Lenses made of glass certainly give you the utmost clarity and resist scratching better than polycarbonate, but glass won’t stand up to impacts as well, making them better for less-rugged sports.
Once you’ve got your vision protected, you’ll want to choose glasses built for the activities you’ll be doing while wearing them. Obviously, you’ll need a pair that fit snugly on your face without falling off, so make sure they sit high on the bridge of your nose, and the lenses are close to your eyes. Many sunglasses come with padding for your nose, as well as grip material on the temples
Here’s a quick rundown of the best glasses for a few popular outdoor sports.
Many cyclists prefer a wraparound design with large lenses that protect them no matter how their head is positioned. Often, these lenses come in one piece, making sure that the cyclist’s view is never obstructed. This also offers protection against dust, grit, and other debris.

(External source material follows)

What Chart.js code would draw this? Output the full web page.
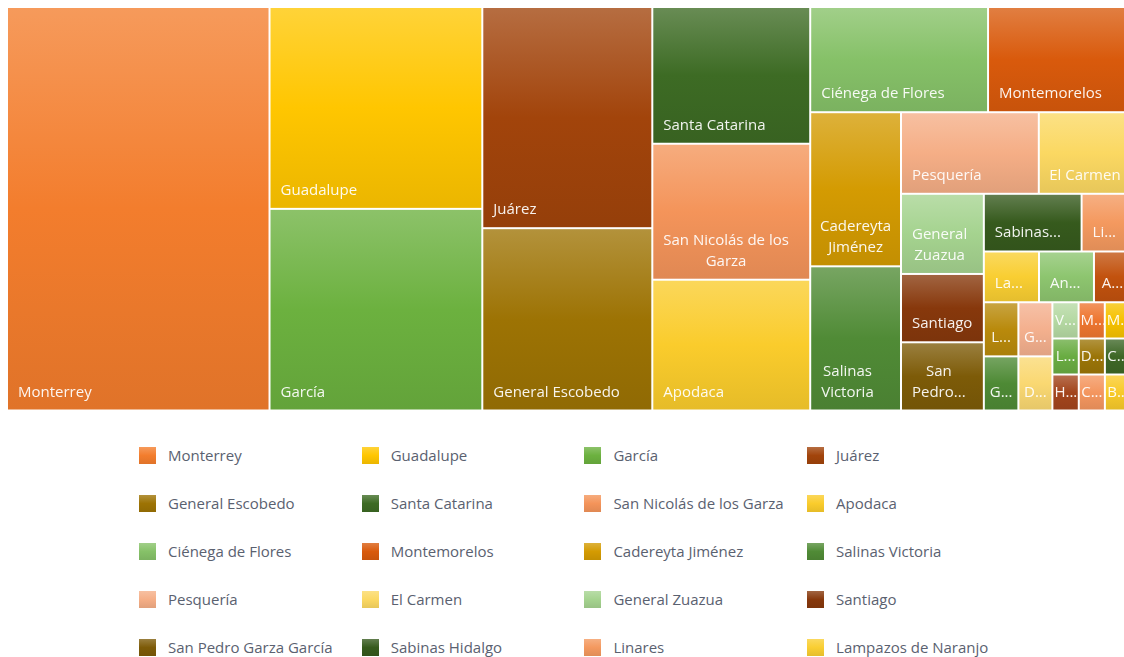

Kayaking, Stand Up Paddleboarding, and Boating
If you’re going to be on the water, you may want to go with polarized polycarbonate lenses, which let a minimal amount of visible light through.
Mountaineering and Hiking
While standard sport sunglasses work for most hikes, at high altitudes and in the snow, you’ll want sunglasses that are durable and won’t budge from your face. Often, these types have a mirror coating, which keeps out glare the most effectively. Julbo, for example, has been a leader in mountaineering sunglasses for decades, using a mineral glass lens and 100 percent UV protection.
Your eyes are essential for performing well and staying safe, so take the time to choose a pair of sunglasses that are right for you and your activity.